= Stored data =
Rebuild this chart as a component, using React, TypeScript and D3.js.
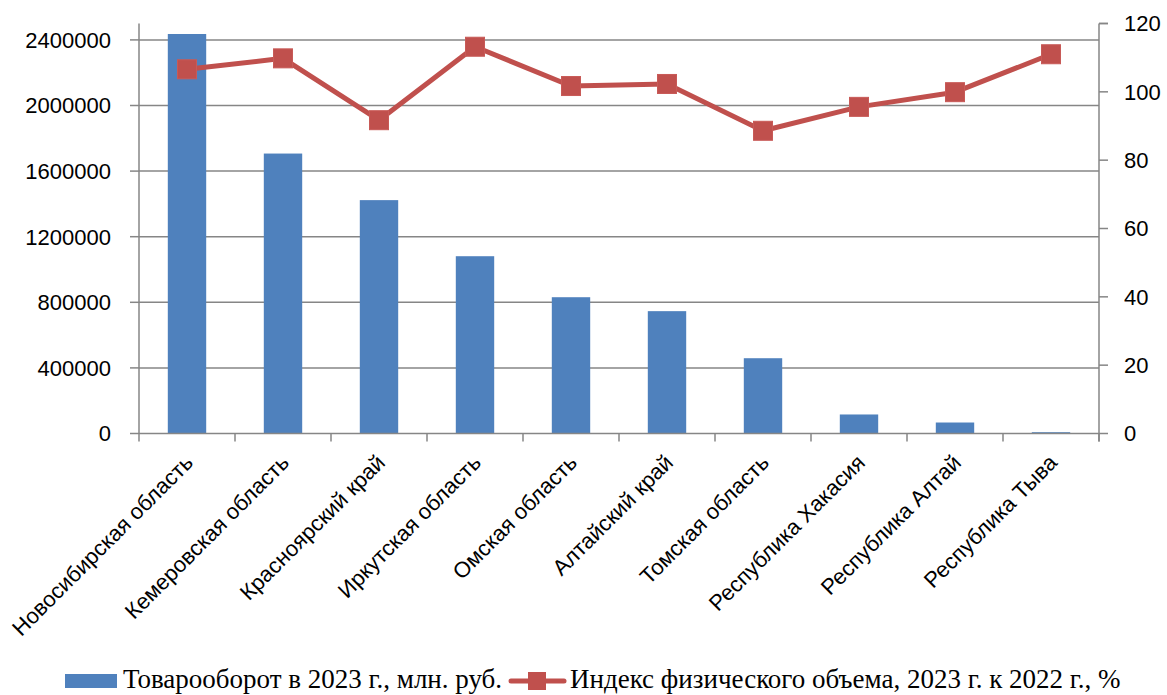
import React, { useRef, useEffect } from 'react';
import * as d3 from 'd3';

const regions = [
  'Новосибирская область',
  'Кемеровская область',
  'Красноярский край',
  'Иркутская область',
  'Омская область',
  'Алтайский край',
  'Томская область',
  'Республика Хакасия',
  'Республика Алтай',
  'Республика Тыва'
];

// Товарооборот в 2023 г., млн. руб.
const turnover = [2436000, 1707000, 1423000, 1081000, 831000, 746000, 459000, 116000, 67000, 8000];

// Индекс физического объема, 2023 г. к 2022 г., %
const volumeIndex = [106.6, 109.8, 91.7, 113.2, 101.7, 102.3, 88.6, 95.6, 99.9, 111.0];

const leftTicks = [0, 400000, 800000, 1200000, 1600000, 2000000, 2400000];
const rightTicks = [0, 20, 40, 60, 80, 100, 120];

const barLabel = 'Товарооборот в 2023 г., млн. руб.';
const lineLabel = 'Индекс физического объема, 2023 г. к 2022 г., %';

const W = 1167;
const H = 695;
const BAR = '#4F81BD';
const LINE = '#C0504D';
const GRID = '#868686';
const SANS = '"Liberation Sans", Arial, sans-serif';
const SERIF = '"Liberation Serif", "Times New Roman", serif';

export default function App() {
  const svgRef = useRef<SVGSVGElement>(null);

  useEffect(() => {
    const svg = d3.select(svgRef.current);
    svg.selectAll('*').remove();

    const left = 139;
    const right = 1099;
    const top = 23.5;
    const bottom = 433.5;

    const x = d3.scaleBand()
      .domain(regions)
      .range([left, right])
      .paddingInner(0.6)
      .paddingOuter(0.3);

    const yLeft = d3.scaleLinear().domain([0, 2500000]).range([bottom, top]);
    const yRight = d3.scaleLinear().domain([0, 120]).range([bottom, top]);

    const g = svg.append('g');

    // gridlines
    g.selectAll('.grid')
      .data(leftTicks.slice(1))
      .enter()
      .append('line')
      .attr('x1', left)
      .attr('x2', right)
      .attr('y1', d => yLeft(d))
      .attr('y2', d => yLeft(d))
      .attr('stroke', GRID)
      .attr('stroke-width', 1.5);

    // bars
    g.selectAll('.bar')
      .data(turnover)
      .enter()
      .append('rect')
      .attr('x', (d, i) => x(regions[i]) || 0)
      .attr('y', d => yLeft(d))
      .attr('width', x.bandwidth())
      .attr('height', d => bottom - yLeft(d))
      .attr('fill', BAR);

    // axes lines
    const axisColor = GRID;
    g.append('line').attr('x1', left).attr('x2', left).attr('y1', top).attr('y2', bottom)
      .attr('stroke', axisColor).attr('stroke-width', 1.5);
    g.append('line').attr('x1', right).attr('x2', right).attr('y1', top).attr('y2', bottom + 8)
      .attr('stroke', axisColor).attr('stroke-width', 1.5);
    g.append('line').attr('x1', left).attr('x2', right).attr('y1', bottom).attr('y2', bottom)
      .attr('stroke', axisColor).attr('stroke-width', 1.5);

    // left ticks + labels
    leftTicks.forEach(t => {
      g.append('line').attr('x1', left - 9).attr('x2', left).attr('y1', yLeft(t)).attr('y2', yLeft(t))
        .attr('stroke', axisColor).attr('stroke-width', 1.5);
      g.append('text')
        .attr('x', 111)
        .attr('y', yLeft(t))
        .attr('dy', '0.36em')
        .attr('text-anchor', 'end')
        .style('font-family', SANS)
        .style('font-size', '22px')
        .attr('fill', '#000')
        .text(String(t));
    });

    // right ticks + labels
    g.append('line').attr('x1', right).attr('x2', right + 9).attr('y1', top).attr('y2', top)
      .attr('stroke', axisColor).attr('stroke-width', 1.5);
    rightTicks.forEach(t => {
      g.append('line').attr('x1', right).attr('x2', right + 9).attr('y1', yRight(t)).attr('y2', yRight(t))
        .attr('stroke', axisColor).attr('stroke-width', 1.5);
      g.append('text')
        .attr('x', 1124)
        .attr('y', yRight(t))
        .attr('dy', '0.36em')
        .attr('text-anchor', 'start')
        .style('font-family', SANS)
        .style('font-size', '22px')
        .attr('fill', '#000')
        .text(String(t));
    });

    // category boundary ticks
    const step = x.step();
    d3.range(regions.length + 1).forEach(i => {
      const xx = left + i * step;
      g.append('line').attr('x1', xx).attr('x2', xx).attr('y1', bottom).attr('y2', bottom + 8)
        .attr('stroke', axisColor).attr('stroke-width', 1.5);
    });

    // category labels
    regions.forEach(r => {
      const cx = (x(r) || 0) + x.bandwidth() / 2;
      g.append('text')
        .attr('transform', `translate(${cx + 2},${bottom + 25}) rotate(-45)`)
        .attr('text-anchor', 'end')
        .attr('dy', '0.35em')
        .style('font-family', SANS)
        .style('font-size', '22px')
        .attr('fill', '#000')
        .text(r);
    });

    // line series
    const line = d3.line<number>()
      .x((d, i) => (x(regions[i]) || 0) + x.bandwidth() / 2)
      .y(d => yRight(d));

    g.append('path')
      .datum(volumeIndex)
      .attr('d', line)
      .attr('fill', 'none')
      .attr('stroke', LINE)
      .attr('stroke-width', 5)
      .attr('stroke-linejoin', 'round');

    const ms = 19;
    g.selectAll('.marker')
      .data(volumeIndex)
      .enter()
      .append('rect')
      .attr('x', (d, i) => (x(regions[i]) || 0) + x.bandwidth() / 2 - ms / 2)
      .attr('y', d => yRight(d) - ms / 2)
      .attr('width', ms)
      .attr('height', ms)
      .attr('fill', LINE)
      .attr('stroke', '#c85a57')
      .attr('stroke-width', 1);

    // legend
    const ly = 681;
    const legend = svg.append('g');
    legend.append('rect')
      .attr('x', 65).attr('y', ly - 7).attr('width', 52).attr('height', 14)
      .attr('fill', BAR);
    legend.append('text')
      .attr('x', 123).attr('y', ly + 7)
      .style('font-family', SERIF)
      .style('font-size', '27px')
      .attr('fill', '#000')
      .text(barLabel);
    legend.append('line')
      .attr('x1', 511).attr('x2', 564).attr('y1', ly).attr('y2', ly)
      .attr('stroke', LINE).attr('stroke-width', 5).attr('stroke-linecap', 'round');
    legend.append('rect')
      .attr('x', 537 - 9).attr('y', ly - 9).attr('width', 18).attr('height', 18)
      .attr('fill', LINE);
    legend.append('text')
      .attr('x', 570).attr('y', ly + 7)
      .style('font-family', SERIF)
      .style('font-size', '27px')
      .attr('fill', '#000')
      .text(lineLabel);
  }, []);

  return (
    <div style={{ position: 'absolute', left: 0, top: 0, width: W, height: H, background: '#fff' }}>
      <svg ref={svgRef} width={W} height={H} />
    </div>
  );
}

= What you will do =
Please quote the lines of the material, beginning with the first and ending with the one that contains "const rightTicks = [0, 20, 40, 60, 80, 100, 120];", exactly as written and without any pictures.

= Response for this exercise =
Rebuild this chart as a component, using React, TypeScript and D3.js.
import React, { useRef, useEffect } from 'react';
import * as d3 from 'd3';

const regions = [
  'Новосибирская область',
  'Кемеровская область',
  'Красноярский край',
  'Иркутская область',
  'Омская область',
  'Алтайский край',
  'Томская область',
  'Республика Хакасия',
  'Республика Алтай',
  'Республика Тыва'
];

// Товарооборот в 2023 г., млн. руб.
const turnover = [2436000, 1707000, 1423000, 1081000, 831000, 746000, 459000, 116000, 67000, 8000];

// Индекс физического объема, 2023 г. к 2022 г., %
const volumeIndex = [106.6, 109.8, 91.7, 113.2, 101.7, 102.3, 88.6, 95.6, 99.9, 111.0];

const leftTicks = [0, 400000, 800000, 1200000, 1600000, 2000000, 2400000];
const rightTicks = [0, 20, 40, 60, 80, 100, 120];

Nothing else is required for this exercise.